The usefulness of metadata is influenced by their reliability and relevance. A metadata date is rarely erroneous, but some pieces of metadata can be irrelevant. While several types of technical changes almost always cause inhomogeneities, the relevance is less certain in some other cases, or even it can be doubtful, e.g., when metadata indicates “maintenance works”, “station inspection”, etc.
For time series of spatially dense and highly correlating observations, high homogenization accuracy can be achieved even without metadata use, and the presented tests confirm that metadata can have a minor role in such homogenization tasks. Although the mean efficiency of metadata use remains positive for any network density according to the presented tests, the possible exclusion of metadata use may sometimes be reasoned by the working load of metadata selection and metadata digitation.
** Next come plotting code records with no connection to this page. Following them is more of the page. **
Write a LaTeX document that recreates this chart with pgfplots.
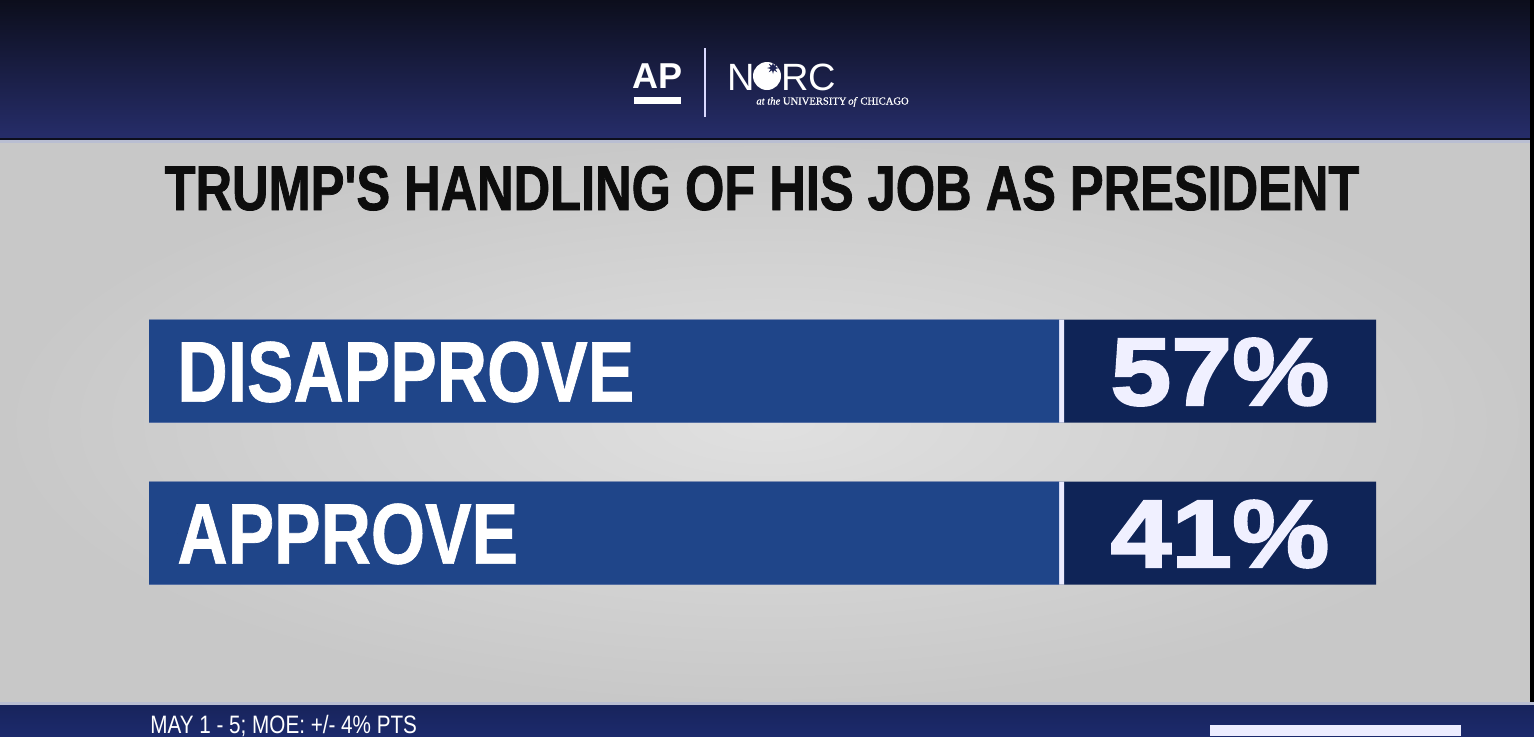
\documentclass[border=0pt]{standalone}
\usepackage{pgfplots}
\pgfplotsset{compat=1.18}
\usepackage{pgfplotstable}
\usepackage{fontspec}
\setmainfont{Liberation Sans}
\newfontfamily\titlefont[FakeStretch=0.80, FakeBold=1.2]{Liberation Sans}
\newfontfamily\barfont[FakeStretch=0.81, FakeBold=0.8]{Liberation Sans}
\newfontfamily\valfont[FakeStretch=1.14, FakeBold=2.2]{Liberation Sans}
\newfontfamily\footfont[FakeStretch=0.82]{Liberation Sans}
\newfontfamily\logoserif[FakeBold=0.6]{Liberation Serif}
\usetikzlibrary{shapes.geometric}

\definecolor{hdrtop}{HTML}{0C0E1C}
\definecolor{hdrbot}{HTML}{262D6A}
\definecolor{paperA}{HTML}{E0E0E0}
\definecolor{paperB}{HTML}{C8C8C8}
\definecolor{footblue}{HTML}{1C2A6C}
\definecolor{barblue}{HTML}{1F4589}
\definecolor{boxnavy}{HTML}{0F2457}
\definecolor{rulelight}{HTML}{B9BED2}

% poll results: bar centre (px from top), answer, share in percent
\pgfplotstableread{
ypos answer value
371 DISAPPROVE 57
533 APPROVE 41
}\polltable

\begin{document}
\begin{tikzpicture}
% ---------- broadcast-style backdrop, 1 unit = 1 px ----------
\begin{scope}[x=0.5pt,y=-0.5pt]
  \fill[paperB] (0,0) rectangle (1534,736);
  \shade[inner color=paperA, outer color=paperB] (0,140) rectangle (1534,705);
  % header band
  \shade[top color=hdrtop, bottom color=hdrbot] (0,0) rectangle (1534,139);
  \fill[hdrtop] (0,138) rectangle (1534,140);
  \fill[rulelight] (0,140) rectangle (1534,142.5);
  % footer band
  \fill[rulelight] (0,702) rectangle (1534,705);
  \shade[top color=footblue!85!black, bottom color=footblue] (0,705) rectangle (1534,736);
  \fill[black] (1530,0) rectangle (1534,702);
  \fill[white!93!blue] (1210,725) rectangle (1461,736);
  % AP | NORC logo
  \fill[white] (634,97) rectangle (681,104);
  \node[anchor=base, text=white, font=\bfseries\fontsize{18}{18}\selectfont, inner sep=0pt]
    at (657.5,88) {AP};
  \draw[white!85!blue, line width=0.9pt] (705,48) -- (705,117);
  \node[anchor=base west, text=white, font=\fontsize{19}{19}\selectfont, inner sep=0pt]
    at (727,90) {N};
  \fill[white] (767,76) circle (14);
  \node[star, star points=8, star point ratio=2.4, fill=hdrbot!80!black, minimum size=6pt, inner sep=0pt]
    at (773,68) {};
  \node[anchor=base west, text=white, font=\fontsize{19}{19}\selectfont, inner sep=0pt]
    at (781,90) {RC};
  \node[anchor=base west, text=white, font=\logoserif\fontsize{5.3}{5.3}\selectfont, inner sep=0pt]
    at (756,104.5) {\textit{at the} UNIVERSITY\,\textit{of} CHICAGO};
  % headline
  \node[anchor=base, text=black!95, font=\titlefont\bfseries\fontsize{31.6}{31.6}\selectfont, inner sep=0pt]
    at (762,210) {TRUMP'S HANDLING OF HIS JOB AS PRESIDENT};
  % survey note
  \node[anchor=base west, text=white, font=\footfont\fontsize{12.6}{12.6}\selectfont, inner sep=0pt]
    at (150,733) {MAY 1 - 5; MOE: +/- 4\% PTS};
\end{scope}

% ---------- result bars, axis units = px, x origin at the bar start ----------
\begin{axis}[
  at={(0pt,0pt)}, anchor=north west,
  scale only axis, width=767pt, height=368pt,
  xmin=-149, xmax=1385, ymin=0, ymax=736, y dir=reverse,
  hide axis, clip=false,
]
  % dark value box (full length), thin white divider, blue answer bar
  \addplot[xbar, bar shift=0pt, bar width=103, fill=boxnavy, draw=none]
    table[x expr=1227, y=ypos] {\polltable};
  \addplot[xbar, bar shift=0pt, bar width=103, fill=white!92!blue, draw=none]
    table[x expr=915, y=ypos] {\polltable};
  \addplot[xbar, bar shift=0pt, bar width=103, fill=barblue, draw=none]
    table[x expr=910, y=ypos] {\polltable};
  % answer labels
  \addplot[only marks, mark=*, mark size=0pt, mark options={draw=none, fill=none},
    point meta=explicit symbolic,
    nodes near coords, nodes near coords align={anchor=west},
    every node near coord/.append style={anchor=west, inner sep=0pt, text=white,
      font=\barfont\bfseries\fontsize{43}{43}\selectfont, yshift=-0.5pt}]
    table[x expr=28, y=ypos, meta=answer] {\polltable};
  % shares
  \addplot[only marks, mark=*, mark size=0pt, mark options={draw=none, fill=none},
    point meta=explicit symbolic,
    nodes near coords={\pgfplotspointmeta\%}, nodes near coords align={center},
    every node near coord/.append style={anchor=center, inner sep=0pt, text=white!94!blue,
      font=\valfont\bfseries\fontsize{48}{48}\selectfont, yshift=-0.5pt}]
    table[x expr=1071, y=ypos, meta=value] {\polltable};
\end{axis}
\end{tikzpicture}
\end{document}
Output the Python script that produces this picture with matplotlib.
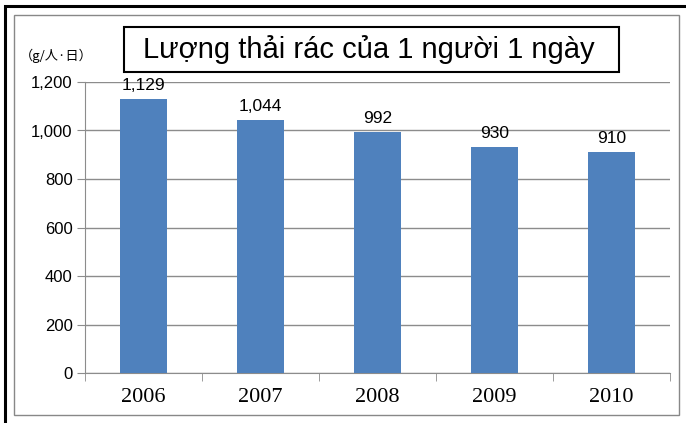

However, the following factors must be considered in connection with the possible exclusion of metadata use: (i) metadata of synchronous or semi-synchronous technical changes must be treated in a distinct way, and they never can be omitted from homogenization, (ii) The unevenness of spatial correlations or data gaps may cause the low spatial density of observed data for some stations or for some periods in an otherwise spatially dense dataset.
Networks of 4 time series can be homogenized by the automatic version of ACMANT when no metadata is available. When metadata is available, the use of a manual or interactive homogenization method is recommended, which can be the interactive version of ACMANTv5. Larger networks can be homogenized in automatic mode either with metadata or without metadata, although the inclusion of permissive metadata use in the ACMANT software is a task for the future at this time.